В отличие от прочих знаковых соглашений, наподобие Венского конгресса 1814–1815 годов или Версальского договора 1919 года, Вестфальский мир не был оформлен в рамках одной мирной конференции; да и сама обстановка переговоров не очень-то соответствовала типичному представлению о таких конференциях – собираются государственные деятели и обсуждают проблемы мирового порядка. Как бы отражая, будто в зеркале, многочисленность участников войны, охватившей всю Европу, от Испании до Швеции, мир был заключен на основе множества сепаратных соглашений, подписанных в двух крошечных вестфальских городках. Представители католических держав, включая 178 депутатов от государств, входящих в Священную Римскую империю, собрались в католическом городе Мюнстер. Протестантские делегаты съехались в город Оснабрюк, лютеранско-католический по вероисповеданию, примерно в тридцати милях от Мюнстера. 235 официальных посланников и их свиты заняли все свободные помещения, какие смогли отыскать, в обоих городах, ни один из которых никогда не рассматривался как подходящее место для масштабного мероприятия, не говоря уже о съезде представителей европейских держав. Швейцарский посланник «разместился над ткацкой мастерской, в комнате, что воняла колбасой и рыбьим жиром», а делегация Баварии с боем отстояла восемнадцать кроватей для двадцати девяти человек, ее составлявших. В отсутствие уполномоченного председателя конференции или посредника, без всяких пленарных заседаний, делегаты встречались где и как придется и направлялись в нейтральную зону между двумя городами, чтобы договориться об условиях, а порой устраивали неформальные посиделки в кабачках. Некоторые крупные державы сочли возможным расквартировать своих представителей в обоих городах. Между тем боевые действия продолжались, несмотря на переговоры, и военная динамика, безусловно, оказывала влияние на ход конференции.

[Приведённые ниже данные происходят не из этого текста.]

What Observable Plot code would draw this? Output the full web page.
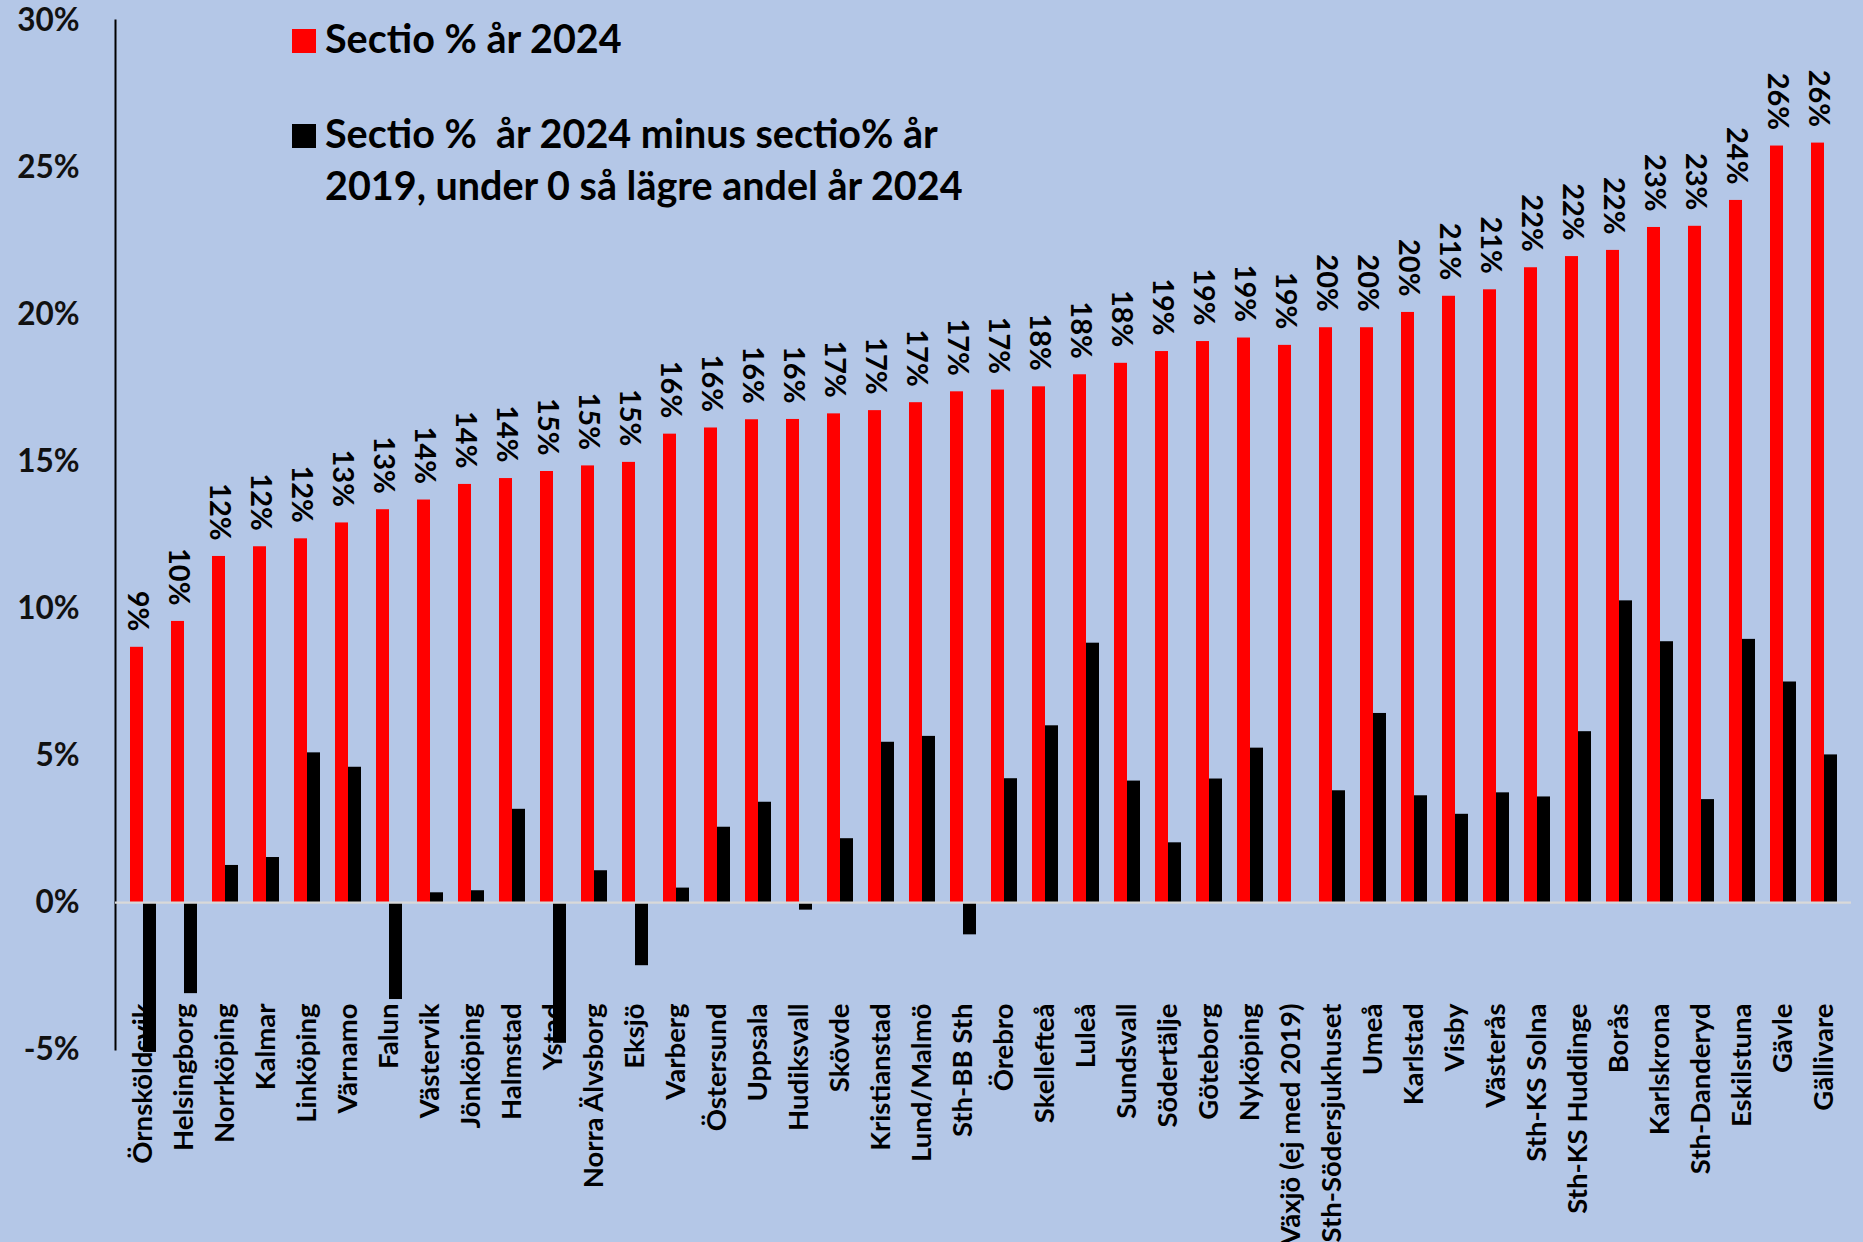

Большинство делегатов прибыли на конференцию с сугубо практическими инструкциями, основанными на стратегических интересах. Вслух они дружно произносили выспренние, едва ли не идентичные фразы о достижении «мира ради блага христианства», однако было пролито слишком много крови, чтобы обеспечить реализацию этой высокой цели посредством доктринального или политического единства. Все прекрасно понимали, воспринимали как само собой разумеющееся, что мир будет заключен – если будет – на приемлемом для конкурентов балансе сил.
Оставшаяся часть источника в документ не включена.